*EXERCISE PROMPT*. All lines from the beginning of the listing through the line with "const yTitle = 'Shear strength,N/mm2';" are to be copied word for word; the pictures are not.

*INPUT MATERIAL*.
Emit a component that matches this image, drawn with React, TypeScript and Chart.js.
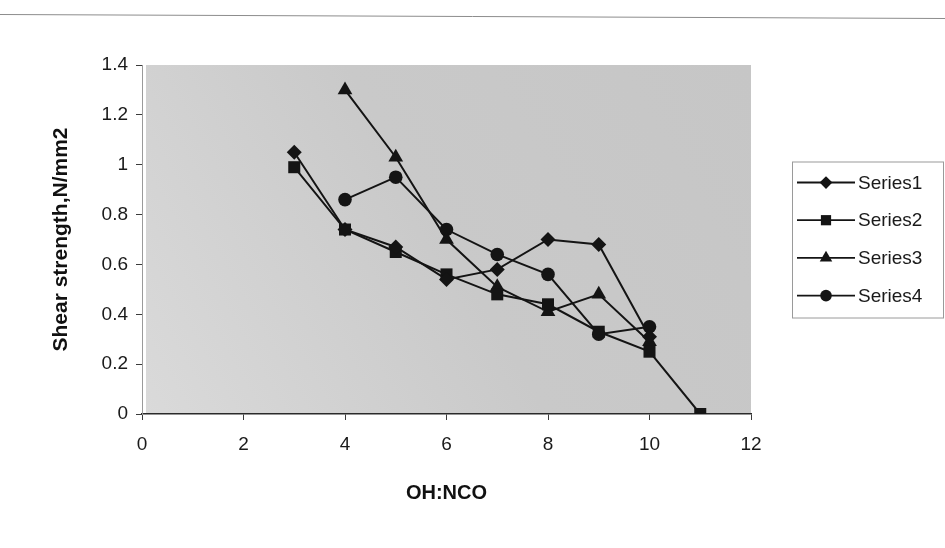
import { useEffect, useRef } from 'react';
import { Chart, registerables } from 'chart.js';
import { drawPoint } from 'chart.js/helpers';

Chart.register(...registerables);

// OH:NCO ratio vs. shear strength (N/mm2) for four series
const series1X = [3, 4, 5, 6, 7, 8, 9, 10];
const series1Y = [1.05, 0.74, 0.67, 0.54, 0.58, 0.7, 0.68, 0.31];
const series2X = [3, 4, 5, 6, 7, 8, 9, 10, 11];
const series2Y = [0.99, 0.74, 0.65, 0.56, 0.48, 0.44, 0.33, 0.25, 0];
const series3X = [4, 5, 6, 7, 8, 9, 10];
const series3Y = [1.3, 1.03, 0.7, 0.51, 0.41, 0.48, 0.29];
const series4X = [4, 5, 6, 7, 8, 9, 10];
const series4Y = [0.86, 0.95, 0.74, 0.64, 0.56, 0.32, 0.35];

const seriesNames = ['Series1', 'Series2', 'Series3', 'Series4'];
const pointStyles = ['rectRot', 'rect', 'triangle', 'circle'];
const pointRadii = [7.5, 8.5, 8.5, 6.8];

const xMin = 0;
const xMax = 12;
const xStep = 2;
const yMin = 0;
const yMax = 1.4;
const yStep = 0.2;

const xTitle = 'OH:NCO';
const yTitle = 'Shear strength,N/mm2';

const FONT = "'Liberation Sans', Arial, sans-serif";
const INK = '#141414';

function toPoints(xs: number[], ys: number[]) {
  return xs.map((x, i) => ({ x, y: ys[i] }));
}

// grey plot-area fill, slightly lighter toward the lower left
const plotBackground = {
  id: 'plotBackground',
  beforeDraw(chart: any) {
    const { ctx, chartArea: a } = chart;
    ctx.save();
    const g = ctx.createLinearGradient(a.right, a.top, a.left, a.bottom);
    g.addColorStop(0, '#c6c6c6');
    g.addColorStop(0.5, '#c9c9c9');
    g.addColorStop(1, '#dadada');
    ctx.fillStyle = g;
    ctx.fillRect(a.left + 4, a.top, a.right - a.left - 4, a.bottom - a.top);
    // rule across the top of the page
    ctx.strokeStyle = '#8c8c8c';
    ctx.lineWidth = 1;
    ctx.beginPath();
    ctx.moveTo(0, 14.5);
    ctx.lineTo(chart.width, 18.5);
    ctx.stroke();
    ctx.restore();
  },
};

// boxed legend with line + marker samples, right of the plot
const boxedLegend = {
  id: 'boxedLegend',
  afterDraw(chart: any) {
    const { ctx, chartArea: a } = chart;
    const w = 151;
    const h = 156;
    const left = a.right + 41;
    const top = (a.top + a.bottom) / 2 - h / 2;
    ctx.save();
    ctx.strokeStyle = '#9a9a9a';
    ctx.lineWidth = 1;
    ctx.strokeRect(left + 0.5, top + 0.5, w, h);
    const rowGap = 37.7;
    const firstRow = top + 21;
    chart.data.datasets.forEach((ds: any, i: number) => {
      const y = firstRow + i * rowGap;
      const lx0 = left + 5;
      const lx1 = left + 63;
      ctx.strokeStyle = INK;
      ctx.lineWidth = 1.8;
      ctx.beginPath();
      ctx.moveTo(lx0, y);
      ctx.lineTo(lx1, y);
      ctx.stroke();
      ctx.fillStyle = INK;
      drawPoint(ctx, { pointStyle: ds.pointStyle, radius: ds.pointRadius * 0.85, rotation: 0, borderWidth: 0 } as any, (lx0 + lx1) / 2, y);
      ctx.fillStyle = '#1a1a1a';
      ctx.font = `19px ${FONT}`;
      ctx.textBaseline = 'middle';
      ctx.textAlign = 'left';
      ctx.fillText(ds.label, lx1 + 3, y + 1);
    });
    ctx.restore();
  },
};

export default function App() {
  const canvasRef = useRef<HTMLCanvasElement | null>(null);

  useEffect(() => {
    if (!canvasRef.current) return;
    const xs = [series1X, series2X, series3X, series4X];
    const ys = [series1Y, series2Y, series3Y, series4Y];
    const datasets = seriesNames.map((name, i) => ({
      label: name,
      data: toPoints(xs[i], ys[i]),
      borderColor: INK,
      backgroundColor: INK,
      borderWidth: 2,
      pointStyle: pointStyles[i],
      pointRadius: pointRadii[i],
      pointBorderWidth: 0,
      pointBackgroundColor: INK,
      showLine: true,
      tension: 0,
    }));

    const chart = new Chart(canvasRef.current, {
      type: 'scatter',
      data: { datasets } as any,
      options: {
        responsive: false,
        animation: false,
        layout: { padding: { left: 0, top: 65, right: 194, bottom: 0 } },
        plugins: {
          legend: { display: false },
          tooltip: { enabled: false },
        },
        scales: {
          x: {
            type: 'linear',
            min: xMin,
            max: xMax,
            afterFit(scale: any) {
              scale.height = 134;
            },
            ticks: {
              stepSize: xStep,
              color: '#1a1a1a',
              font: { family: FONT, size: 19 },
              padding: 13,
              maxRotation: 0,
            },
            grid: {
              drawOnChartArea: false,
              drawTicks: true,
              tickLength: 6,
              color: '#3a3a3a',
            },
            border: { display: true, color: '#2a2a2a', width: 1.5 },
            title: {
              display: true,
              text: xTitle,
              color: '#111',
              font: { family: FONT, size: 20, weight: 'bold' },
              padding: { top: 0, bottom: 43 },
            },
          },
          y: {
            type: 'linear',
            min: yMin,
            max: yMax,
            afterFit(scale: any) {
              scale.width = 142;
            },
            ticks: {
              stepSize: yStep,
              color: '#1a1a1a',
              font: { family: FONT, size: 19 },
              padding: 8,
              callback: (v: any) => String(Number(Number(v).toFixed(1))),
            },
            grid: {
              drawOnChartArea: false,
              drawTicks: true,
              tickLength: 6,
              color: '#3a3a3a',
            },
            border: { display: true, color: '#9a9a9a', width: 1 },
            title: {
              display: true,
              text: yTitle,
              color: '#111',
              font: { family: FONT, size: 21, weight: 'bold' },
              padding: { top: 49, bottom: 0 },
            },
          },
        },
      },
      plugins: [plotBackground, boxedLegend],
    } as any);

    return () => chart.destroy();
  }, []);

  return (
    <div style={{ position: 'fixed', left: 0, top: 0, width: 945, height: 548, background: '#fff' }}>
      <canvas ref={canvasRef} width={945} height={548} />
    </div>
  );
}
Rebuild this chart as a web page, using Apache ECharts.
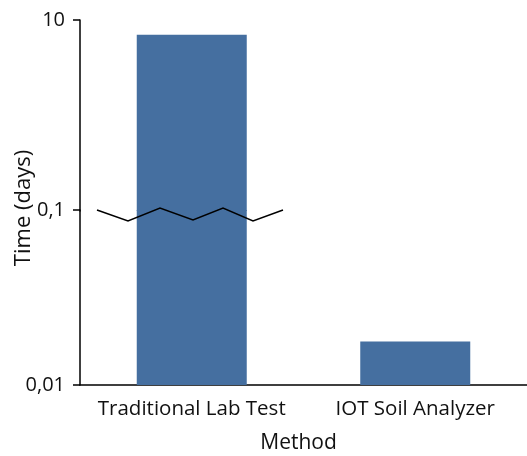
<!DOCTYPE html>
<html>
<head>
<meta charset="utf-8">
<script src="https://cdn.jsdelivr.net/npm/echarts@6/dist/echarts.min.js"></script>
<style>html,body{margin:0;padding:0;background:#fff;}#c{width:527px;height:456px;}</style>
</head>
<body>
<div id="c"></div>
<script>
const categories = ['Traditional Lab Test', 'IOT Soil Analyzer'];
const timeDays = [7.0, 0.0177];
const upperTicks = [10];
const lowerTicks = [0.01, 0.1];
const yTitle = 'Time (days)';
const xTitle = 'Method';

const FONT = 'Open Sans';
const fmt = v => String(v).replace('.', ',');
const chart = echarts.init(document.getElementById('c'));
const barData = categories.map((c, i) => [i, timeDays[i]]);
const BAR_W = 110;

function makeBarRenderer(axisMin) {
  return function (params, api) {
    const cat = api.value(0), v = api.value(1);
    const pTop = api.coord([cat, v]);
    const pBase = api.coord([cat, axisMin]);
    const y0 = Math.min(pTop[1], pBase[1]);
    const y1 = Math.max(pTop[1], pBase[1]);
    const cs = params.coordSys;
    const rect = echarts.graphic.clipRectByRect(
      { x: pTop[0] - BAR_W / 2, y: y0, width: BAR_W, height: y1 - y0 },
      { x: cs.x, y: cs.y, width: cs.width, height: cs.height });
    if (!rect || rect.height <= 0) return null;
    return { type: 'rect', shape: rect, style: { fill: '#456fa0' } };
  };
}

const yAxisCommon = (min, max, ticks) => ({
  type: 'log', min: min, max: max,
  axisLine: { show: true, lineStyle: { color: '#000', width: 1.5 } },
  axisTick: { show: true, length: 7, lineStyle: { color: '#000', width: 1.5 }, customValues: ticks },
  axisLabel: { color: '#111', fontFamily: FONT, fontSize: 20, margin: 15, formatter: fmt, customValues: ticks },
  splitLine: { show: false }
});

chart.setOption({
  animation: false,
  grid: [
    { left: 80, right: 0, top: 20, height: 191 },
    { left: 80, right: 0, top: 210, bottom: 71 }
  ],
  xAxis: [
    { type: 'category', gridIndex: 0, data: categories, show: false },
    { type: 'category', gridIndex: 1, data: categories,
      axisLine: { lineStyle: { color: '#000', width: 1.5 } },
      axisTick: { show: false },
      axisLabel: { interval: 0, color: '#111', fontFamily: FONT, fontSize: 20.5, margin: 14 },
      name: xTitle, nameLocation: 'middle', nameGap: 48,
      nameTextStyle: { color: '#111', fontFamily: FONT, fontSize: 21, padding: [0, 10, 0, 0] } }
  ],
  yAxis: [
    Object.assign({ gridIndex: 0 }, yAxisCommon(0.1, 10, upperTicks)),
    Object.assign({ gridIndex: 1 }, yAxisCommon(0.01, 0.1, lowerTicks))
  ],
  series: [
    { type: 'custom', xAxisIndex: 0, yAxisIndex: 0, data: barData, renderItem: makeBarRenderer(0.1), clip: true },
    { type: 'custom', xAxisIndex: 1, yAxisIndex: 1, data: barData, renderItem: makeBarRenderer(0.01), clip: true }
  ]
});

const yBreak = chart.convertToPixel({ yAxisIndex: 1 }, 0.1);
const zz = [[97, 0], [128, 11], [160, -2], [193, 10], [223, -2], [253, 11], [283, 0]];
chart.setOption({
  graphic: [
    { type: 'polyline', shape: { points: zz.map(p => [p[0], yBreak + p[1]]) },
      style: { stroke: '#000', lineWidth: 1.5, fill: null }, z: 100 },
    { type: 'text', x: 24, y: 208, rotation: Math.PI / 2,
      style: { text: yTitle, fill: '#111', font: '22px "' + FONT + '"', align: 'center', verticalAlign: 'middle' } }
  ]
});
</script>
</body>
</html>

*REPLY*.
Emit a component that matches this image, drawn with React, TypeScript and Chart.js.
import { useEffect, useRef } from 'react';
import { Chart, registerables } from 'chart.js';
import { drawPoint } from 'chart.js/helpers';

Chart.register(...registerables);

// OH:NCO ratio vs. shear strength (N/mm2) for four series
const series1X = [3, 4, 5, 6, 7, 8, 9, 10];
const series1Y = [1.05, 0.74, 0.67, 0.54, 0.58, 0.7, 0.68, 0.31];
const series2X = [3, 4, 5, 6, 7, 8, 9, 10, 11];
const series2Y = [0.99, 0.74, 0.65, 0.56, 0.48, 0.44, 0.33, 0.25, 0];
const series3X = [4, 5, 6, 7, 8, 9, 10];
const series3Y = [1.3, 1.03, 0.7, 0.51, 0.41, 0.48, 0.29];
const series4X = [4, 5, 6, 7, 8, 9, 10];
const series4Y = [0.86, 0.95, 0.74, 0.64, 0.56, 0.32, 0.35];

const seriesNames = ['Series1', 'Series2', 'Series3', 'Series4'];
const pointStyles = ['rectRot', 'rect', 'triangle', 'circle'];
const pointRadii = [7.5, 8.5, 8.5, 6.8];

const xMin = 0;
const xMax = 12;
const xStep = 2;
const yMin = 0;
const yMax = 1.4;
const yStep = 0.2;

const xTitle = 'OH:NCO';
const yTitle = 'Shear strength,N/mm2';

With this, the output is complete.